[DATA SHOWN]
━━━━━━━━━━━━━━━━
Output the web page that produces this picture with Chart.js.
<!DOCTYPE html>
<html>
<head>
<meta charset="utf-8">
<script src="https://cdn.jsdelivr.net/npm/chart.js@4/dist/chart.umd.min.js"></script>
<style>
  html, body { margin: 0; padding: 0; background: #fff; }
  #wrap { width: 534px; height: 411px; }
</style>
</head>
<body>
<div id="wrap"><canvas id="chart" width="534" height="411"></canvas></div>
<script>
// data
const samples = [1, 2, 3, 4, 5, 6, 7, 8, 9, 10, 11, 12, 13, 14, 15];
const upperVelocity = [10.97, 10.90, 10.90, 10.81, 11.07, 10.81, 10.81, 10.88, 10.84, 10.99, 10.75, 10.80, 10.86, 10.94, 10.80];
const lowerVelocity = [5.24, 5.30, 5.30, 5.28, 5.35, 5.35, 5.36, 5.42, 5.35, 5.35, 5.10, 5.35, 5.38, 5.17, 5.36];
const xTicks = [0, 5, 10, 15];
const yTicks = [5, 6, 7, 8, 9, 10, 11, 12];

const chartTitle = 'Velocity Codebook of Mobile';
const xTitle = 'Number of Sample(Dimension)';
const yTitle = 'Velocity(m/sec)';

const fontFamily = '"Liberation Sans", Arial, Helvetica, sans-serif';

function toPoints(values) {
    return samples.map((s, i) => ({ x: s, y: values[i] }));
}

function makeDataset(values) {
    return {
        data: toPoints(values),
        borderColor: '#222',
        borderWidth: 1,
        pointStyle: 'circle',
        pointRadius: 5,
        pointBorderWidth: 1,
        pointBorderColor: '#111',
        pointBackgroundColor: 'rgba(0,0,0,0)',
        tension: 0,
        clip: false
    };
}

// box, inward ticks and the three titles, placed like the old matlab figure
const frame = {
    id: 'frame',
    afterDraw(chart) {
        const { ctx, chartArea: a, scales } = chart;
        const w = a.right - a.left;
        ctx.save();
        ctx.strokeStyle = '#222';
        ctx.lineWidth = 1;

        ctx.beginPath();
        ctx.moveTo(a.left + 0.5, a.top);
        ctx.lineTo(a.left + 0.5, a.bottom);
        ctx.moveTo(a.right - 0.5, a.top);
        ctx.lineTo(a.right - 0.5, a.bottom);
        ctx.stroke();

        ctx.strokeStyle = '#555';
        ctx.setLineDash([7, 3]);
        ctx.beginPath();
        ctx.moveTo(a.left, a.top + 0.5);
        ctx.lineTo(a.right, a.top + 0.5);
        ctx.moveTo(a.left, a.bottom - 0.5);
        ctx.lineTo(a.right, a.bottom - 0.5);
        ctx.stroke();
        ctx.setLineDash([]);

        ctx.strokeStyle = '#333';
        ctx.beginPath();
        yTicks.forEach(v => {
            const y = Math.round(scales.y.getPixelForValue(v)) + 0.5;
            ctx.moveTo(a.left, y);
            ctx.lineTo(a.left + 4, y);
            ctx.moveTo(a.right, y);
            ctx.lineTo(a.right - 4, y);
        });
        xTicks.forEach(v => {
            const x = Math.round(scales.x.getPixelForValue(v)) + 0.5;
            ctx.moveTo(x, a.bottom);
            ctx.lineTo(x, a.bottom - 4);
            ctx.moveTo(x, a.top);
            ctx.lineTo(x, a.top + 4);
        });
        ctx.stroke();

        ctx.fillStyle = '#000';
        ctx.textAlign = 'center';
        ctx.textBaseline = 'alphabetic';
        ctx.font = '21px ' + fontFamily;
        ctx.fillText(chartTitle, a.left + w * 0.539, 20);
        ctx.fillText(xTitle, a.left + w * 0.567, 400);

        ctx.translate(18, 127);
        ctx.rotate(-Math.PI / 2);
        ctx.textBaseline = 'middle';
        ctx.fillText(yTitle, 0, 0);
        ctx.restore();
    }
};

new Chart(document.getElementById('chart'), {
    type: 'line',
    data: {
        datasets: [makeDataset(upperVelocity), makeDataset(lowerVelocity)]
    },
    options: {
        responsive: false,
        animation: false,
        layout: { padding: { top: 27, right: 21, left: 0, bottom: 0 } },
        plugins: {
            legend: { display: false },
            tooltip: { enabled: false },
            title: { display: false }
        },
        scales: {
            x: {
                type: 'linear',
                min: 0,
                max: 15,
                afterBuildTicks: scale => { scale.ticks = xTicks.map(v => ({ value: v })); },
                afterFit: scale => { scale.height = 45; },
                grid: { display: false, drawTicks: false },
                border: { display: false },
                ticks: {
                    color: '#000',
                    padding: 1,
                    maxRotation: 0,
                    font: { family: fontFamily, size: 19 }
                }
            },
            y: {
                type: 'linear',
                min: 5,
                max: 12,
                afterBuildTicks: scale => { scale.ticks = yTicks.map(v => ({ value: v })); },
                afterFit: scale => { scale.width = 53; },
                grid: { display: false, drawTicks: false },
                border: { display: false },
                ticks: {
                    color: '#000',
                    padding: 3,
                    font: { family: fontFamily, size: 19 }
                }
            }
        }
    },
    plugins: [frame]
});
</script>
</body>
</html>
━━━━━━━━━━━━━━━━
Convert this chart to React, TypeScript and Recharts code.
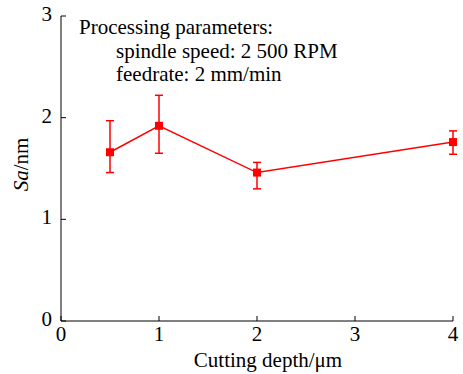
━━━━━━━━━━━━━━━━
[SHORT TASK] Of the lines above, copy each that contains "picture".

[COMPLETED TASK]
Output the web page that produces this picture with Chart.js.

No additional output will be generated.